EXERCISE
Leave the pictures out and write out exactly the lines from the top of the entries through the line containing "var INK = '#333';".

[start]

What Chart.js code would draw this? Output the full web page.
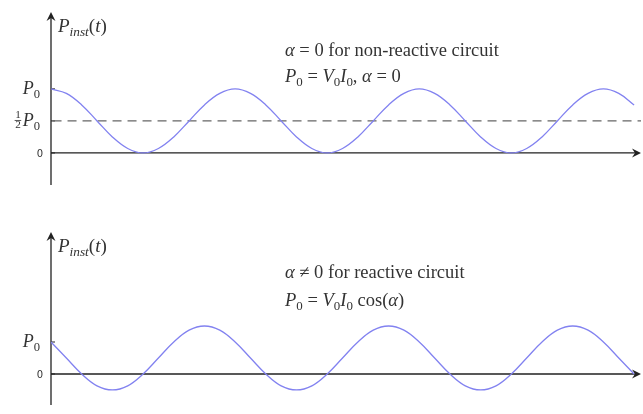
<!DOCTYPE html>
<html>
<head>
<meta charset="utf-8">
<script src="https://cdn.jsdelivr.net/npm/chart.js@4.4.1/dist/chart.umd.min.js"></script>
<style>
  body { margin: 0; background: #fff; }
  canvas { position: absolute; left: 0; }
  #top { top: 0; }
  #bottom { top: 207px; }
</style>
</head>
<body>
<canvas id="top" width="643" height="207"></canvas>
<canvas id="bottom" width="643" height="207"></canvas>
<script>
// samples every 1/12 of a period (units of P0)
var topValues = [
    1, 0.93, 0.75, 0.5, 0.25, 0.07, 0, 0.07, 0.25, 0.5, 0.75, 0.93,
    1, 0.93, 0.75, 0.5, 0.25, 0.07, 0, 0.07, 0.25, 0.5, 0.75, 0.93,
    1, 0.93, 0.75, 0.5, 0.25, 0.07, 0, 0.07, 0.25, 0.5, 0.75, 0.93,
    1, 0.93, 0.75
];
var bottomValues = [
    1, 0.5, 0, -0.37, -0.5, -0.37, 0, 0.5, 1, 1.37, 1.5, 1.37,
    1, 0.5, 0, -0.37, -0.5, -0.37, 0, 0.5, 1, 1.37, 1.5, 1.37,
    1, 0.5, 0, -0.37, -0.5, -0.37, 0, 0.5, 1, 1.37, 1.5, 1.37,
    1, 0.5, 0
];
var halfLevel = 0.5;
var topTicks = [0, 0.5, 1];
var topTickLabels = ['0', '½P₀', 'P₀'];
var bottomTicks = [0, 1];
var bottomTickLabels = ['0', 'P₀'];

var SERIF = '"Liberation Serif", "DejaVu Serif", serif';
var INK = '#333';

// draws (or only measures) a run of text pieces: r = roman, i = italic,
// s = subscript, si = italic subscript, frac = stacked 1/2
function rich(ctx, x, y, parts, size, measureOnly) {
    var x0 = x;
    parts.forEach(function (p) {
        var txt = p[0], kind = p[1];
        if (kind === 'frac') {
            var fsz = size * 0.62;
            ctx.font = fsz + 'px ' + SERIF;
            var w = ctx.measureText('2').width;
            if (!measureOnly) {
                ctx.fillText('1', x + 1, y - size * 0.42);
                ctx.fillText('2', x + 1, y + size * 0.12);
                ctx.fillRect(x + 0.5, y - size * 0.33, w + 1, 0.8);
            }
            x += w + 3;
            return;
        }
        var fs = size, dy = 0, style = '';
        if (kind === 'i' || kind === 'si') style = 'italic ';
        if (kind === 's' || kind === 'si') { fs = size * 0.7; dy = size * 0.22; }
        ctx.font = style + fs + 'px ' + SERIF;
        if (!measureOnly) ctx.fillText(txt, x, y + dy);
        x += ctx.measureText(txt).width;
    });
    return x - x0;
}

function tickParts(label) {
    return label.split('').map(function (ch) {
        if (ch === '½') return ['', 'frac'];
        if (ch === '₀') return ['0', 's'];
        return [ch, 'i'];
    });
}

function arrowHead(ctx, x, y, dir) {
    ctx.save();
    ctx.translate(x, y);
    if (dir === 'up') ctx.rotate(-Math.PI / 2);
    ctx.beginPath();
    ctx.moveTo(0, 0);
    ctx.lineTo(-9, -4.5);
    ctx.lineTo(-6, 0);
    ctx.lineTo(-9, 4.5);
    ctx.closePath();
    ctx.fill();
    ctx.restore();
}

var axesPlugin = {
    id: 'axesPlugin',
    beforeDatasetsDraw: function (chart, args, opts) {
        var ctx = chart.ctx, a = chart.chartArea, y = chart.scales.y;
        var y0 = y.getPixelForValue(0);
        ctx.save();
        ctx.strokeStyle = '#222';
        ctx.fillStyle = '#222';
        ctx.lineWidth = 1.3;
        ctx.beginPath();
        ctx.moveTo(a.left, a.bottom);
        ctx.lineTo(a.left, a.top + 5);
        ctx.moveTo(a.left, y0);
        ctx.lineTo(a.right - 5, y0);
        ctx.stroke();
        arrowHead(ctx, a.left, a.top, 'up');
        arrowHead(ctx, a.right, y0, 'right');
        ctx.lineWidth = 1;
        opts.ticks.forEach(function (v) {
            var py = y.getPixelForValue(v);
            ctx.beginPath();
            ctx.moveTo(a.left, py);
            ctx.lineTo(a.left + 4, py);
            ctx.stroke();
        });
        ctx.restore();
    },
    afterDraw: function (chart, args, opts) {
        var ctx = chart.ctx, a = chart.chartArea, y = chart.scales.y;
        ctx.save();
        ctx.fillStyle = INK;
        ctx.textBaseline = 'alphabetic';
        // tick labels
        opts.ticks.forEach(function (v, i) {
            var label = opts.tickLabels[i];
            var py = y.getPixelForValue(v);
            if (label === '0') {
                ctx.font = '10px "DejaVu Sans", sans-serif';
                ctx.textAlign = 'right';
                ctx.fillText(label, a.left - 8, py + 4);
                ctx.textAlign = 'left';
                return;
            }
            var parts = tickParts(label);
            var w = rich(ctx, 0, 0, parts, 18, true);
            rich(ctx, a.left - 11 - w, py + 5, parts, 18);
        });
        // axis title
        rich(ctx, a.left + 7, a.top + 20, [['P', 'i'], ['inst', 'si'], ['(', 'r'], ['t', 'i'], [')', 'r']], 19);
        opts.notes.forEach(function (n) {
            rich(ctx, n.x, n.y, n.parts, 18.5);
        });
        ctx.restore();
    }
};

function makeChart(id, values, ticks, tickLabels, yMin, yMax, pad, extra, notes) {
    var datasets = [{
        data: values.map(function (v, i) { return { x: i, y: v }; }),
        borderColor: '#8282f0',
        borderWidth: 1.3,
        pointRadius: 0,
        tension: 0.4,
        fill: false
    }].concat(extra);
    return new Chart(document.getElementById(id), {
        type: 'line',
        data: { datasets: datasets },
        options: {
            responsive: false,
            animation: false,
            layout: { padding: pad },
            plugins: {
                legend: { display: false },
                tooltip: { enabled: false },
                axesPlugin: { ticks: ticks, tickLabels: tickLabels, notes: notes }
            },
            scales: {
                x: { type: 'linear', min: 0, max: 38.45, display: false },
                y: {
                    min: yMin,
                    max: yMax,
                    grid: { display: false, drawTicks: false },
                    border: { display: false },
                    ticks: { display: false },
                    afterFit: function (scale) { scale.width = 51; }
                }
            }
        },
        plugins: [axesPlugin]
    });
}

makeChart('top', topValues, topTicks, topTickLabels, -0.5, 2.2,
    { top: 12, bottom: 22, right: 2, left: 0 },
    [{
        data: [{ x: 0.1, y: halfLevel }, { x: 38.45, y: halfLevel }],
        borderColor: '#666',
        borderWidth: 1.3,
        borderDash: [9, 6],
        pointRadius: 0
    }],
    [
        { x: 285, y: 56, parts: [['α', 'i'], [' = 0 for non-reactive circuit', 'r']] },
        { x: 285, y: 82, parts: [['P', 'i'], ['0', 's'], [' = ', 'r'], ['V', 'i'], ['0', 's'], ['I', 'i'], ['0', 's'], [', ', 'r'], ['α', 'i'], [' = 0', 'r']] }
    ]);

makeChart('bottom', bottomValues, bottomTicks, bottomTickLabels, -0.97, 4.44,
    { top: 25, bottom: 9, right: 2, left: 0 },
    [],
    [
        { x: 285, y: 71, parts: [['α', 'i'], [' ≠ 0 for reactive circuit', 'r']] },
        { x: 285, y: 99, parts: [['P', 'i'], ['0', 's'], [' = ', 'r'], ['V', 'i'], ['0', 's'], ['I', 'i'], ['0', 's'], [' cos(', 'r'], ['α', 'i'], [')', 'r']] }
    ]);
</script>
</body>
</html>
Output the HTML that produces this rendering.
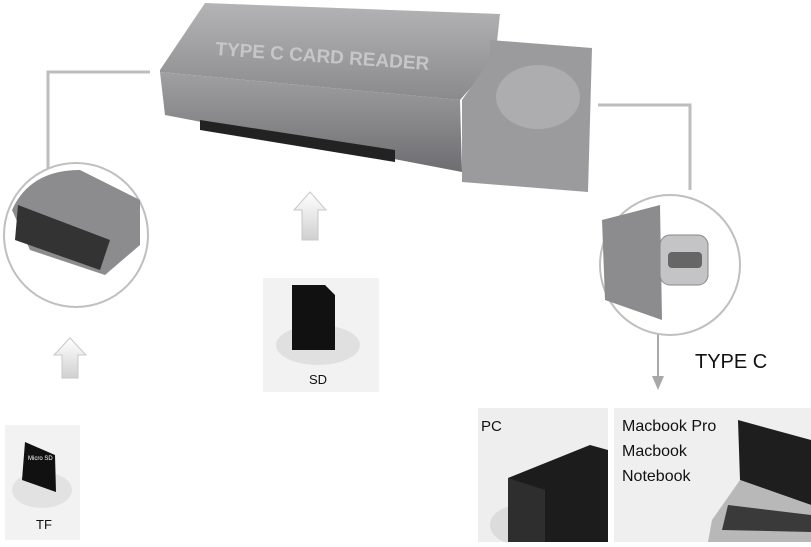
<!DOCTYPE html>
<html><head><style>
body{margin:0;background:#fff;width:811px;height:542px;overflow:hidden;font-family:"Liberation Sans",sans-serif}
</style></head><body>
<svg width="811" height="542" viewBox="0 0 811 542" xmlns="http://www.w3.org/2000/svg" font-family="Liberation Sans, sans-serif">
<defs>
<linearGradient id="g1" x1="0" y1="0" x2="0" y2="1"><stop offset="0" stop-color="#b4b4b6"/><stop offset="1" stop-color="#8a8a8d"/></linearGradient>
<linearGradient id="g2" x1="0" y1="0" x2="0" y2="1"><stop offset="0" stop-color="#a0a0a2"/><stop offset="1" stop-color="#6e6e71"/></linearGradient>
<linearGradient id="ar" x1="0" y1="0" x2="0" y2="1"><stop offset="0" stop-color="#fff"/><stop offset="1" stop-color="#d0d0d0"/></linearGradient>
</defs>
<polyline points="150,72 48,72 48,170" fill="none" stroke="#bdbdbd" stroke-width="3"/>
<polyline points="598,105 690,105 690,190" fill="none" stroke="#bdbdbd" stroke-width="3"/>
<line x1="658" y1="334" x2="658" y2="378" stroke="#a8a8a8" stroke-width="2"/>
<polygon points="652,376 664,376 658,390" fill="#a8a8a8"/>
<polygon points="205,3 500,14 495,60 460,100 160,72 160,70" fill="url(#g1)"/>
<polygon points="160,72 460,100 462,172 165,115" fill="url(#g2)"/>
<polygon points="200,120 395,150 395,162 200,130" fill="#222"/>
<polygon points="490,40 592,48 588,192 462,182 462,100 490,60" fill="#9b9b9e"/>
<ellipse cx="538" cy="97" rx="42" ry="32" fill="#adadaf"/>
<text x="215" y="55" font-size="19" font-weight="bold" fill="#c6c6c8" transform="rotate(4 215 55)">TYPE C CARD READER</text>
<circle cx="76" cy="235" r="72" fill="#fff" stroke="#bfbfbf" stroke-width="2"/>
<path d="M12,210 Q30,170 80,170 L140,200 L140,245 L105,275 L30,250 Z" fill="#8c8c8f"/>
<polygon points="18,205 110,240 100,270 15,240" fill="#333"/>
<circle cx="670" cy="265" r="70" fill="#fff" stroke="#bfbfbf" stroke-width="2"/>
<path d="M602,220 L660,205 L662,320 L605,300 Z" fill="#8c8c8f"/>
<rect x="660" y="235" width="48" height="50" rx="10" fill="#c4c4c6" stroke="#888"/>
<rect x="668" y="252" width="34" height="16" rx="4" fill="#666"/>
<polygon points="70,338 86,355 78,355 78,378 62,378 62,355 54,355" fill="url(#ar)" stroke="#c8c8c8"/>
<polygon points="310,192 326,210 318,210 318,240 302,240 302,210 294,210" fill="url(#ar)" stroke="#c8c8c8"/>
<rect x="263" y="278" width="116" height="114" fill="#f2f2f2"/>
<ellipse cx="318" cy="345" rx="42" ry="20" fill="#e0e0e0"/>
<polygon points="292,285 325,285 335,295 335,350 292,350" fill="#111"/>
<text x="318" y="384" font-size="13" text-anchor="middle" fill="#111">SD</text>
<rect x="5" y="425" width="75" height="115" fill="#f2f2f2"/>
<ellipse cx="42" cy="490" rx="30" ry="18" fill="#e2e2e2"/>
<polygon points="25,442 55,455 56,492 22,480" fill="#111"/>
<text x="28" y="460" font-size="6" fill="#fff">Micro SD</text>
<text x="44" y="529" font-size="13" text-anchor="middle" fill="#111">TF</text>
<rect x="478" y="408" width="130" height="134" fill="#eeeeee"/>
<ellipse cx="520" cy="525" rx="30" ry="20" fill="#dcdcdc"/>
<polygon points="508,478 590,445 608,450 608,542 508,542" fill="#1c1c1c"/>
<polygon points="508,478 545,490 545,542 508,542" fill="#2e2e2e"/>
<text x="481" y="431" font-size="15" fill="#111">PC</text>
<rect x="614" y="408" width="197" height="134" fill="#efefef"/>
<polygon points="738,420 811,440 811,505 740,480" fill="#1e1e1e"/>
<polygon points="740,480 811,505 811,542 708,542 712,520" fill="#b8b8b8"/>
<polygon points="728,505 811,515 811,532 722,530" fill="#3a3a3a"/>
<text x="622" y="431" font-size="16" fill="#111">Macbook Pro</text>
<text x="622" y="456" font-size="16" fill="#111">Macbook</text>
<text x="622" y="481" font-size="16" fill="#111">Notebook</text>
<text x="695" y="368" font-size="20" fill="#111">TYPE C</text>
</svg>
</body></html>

[end]

ANSWER BELOW
What Chart.js code would draw this? Output the full web page.
<!DOCTYPE html>
<html>
<head>
<meta charset="utf-8">
<script src="https://cdn.jsdelivr.net/npm/chart.js@4.4.1/dist/chart.umd.min.js"></script>
<style>
  body { margin: 0; background: #fff; }
  canvas { position: absolute; left: 0; }
  #top { top: 0; }
  #bottom { top: 207px; }
</style>
</head>
<body>
<canvas id="top" width="643" height="207"></canvas>
<canvas id="bottom" width="643" height="207"></canvas>
<script>
// samples every 1/12 of a period (units of P0)
var topValues = [
    1, 0.93, 0.75, 0.5, 0.25, 0.07, 0, 0.07, 0.25, 0.5, 0.75, 0.93,
    1, 0.93, 0.75, 0.5, 0.25, 0.07, 0, 0.07, 0.25, 0.5, 0.75, 0.93,
    1, 0.93, 0.75, 0.5, 0.25, 0.07, 0, 0.07, 0.25, 0.5, 0.75, 0.93,
    1, 0.93, 0.75
];
var bottomValues = [
    1, 0.5, 0, -0.37, -0.5, -0.37, 0, 0.5, 1, 1.37, 1.5, 1.37,
    1, 0.5, 0, -0.37, -0.5, -0.37, 0, 0.5, 1, 1.37, 1.5, 1.37,
    1, 0.5, 0, -0.37, -0.5, -0.37, 0, 0.5, 1, 1.37, 1.5, 1.37,
    1, 0.5, 0
];
var halfLevel = 0.5;
var topTicks = [0, 0.5, 1];
var topTickLabels = ['0', '½P₀', 'P₀'];
var bottomTicks = [0, 1];
var bottomTickLabels = ['0', 'P₀'];

var SERIF = '"Liberation Serif", "DejaVu Serif", serif';
var INK = '#333';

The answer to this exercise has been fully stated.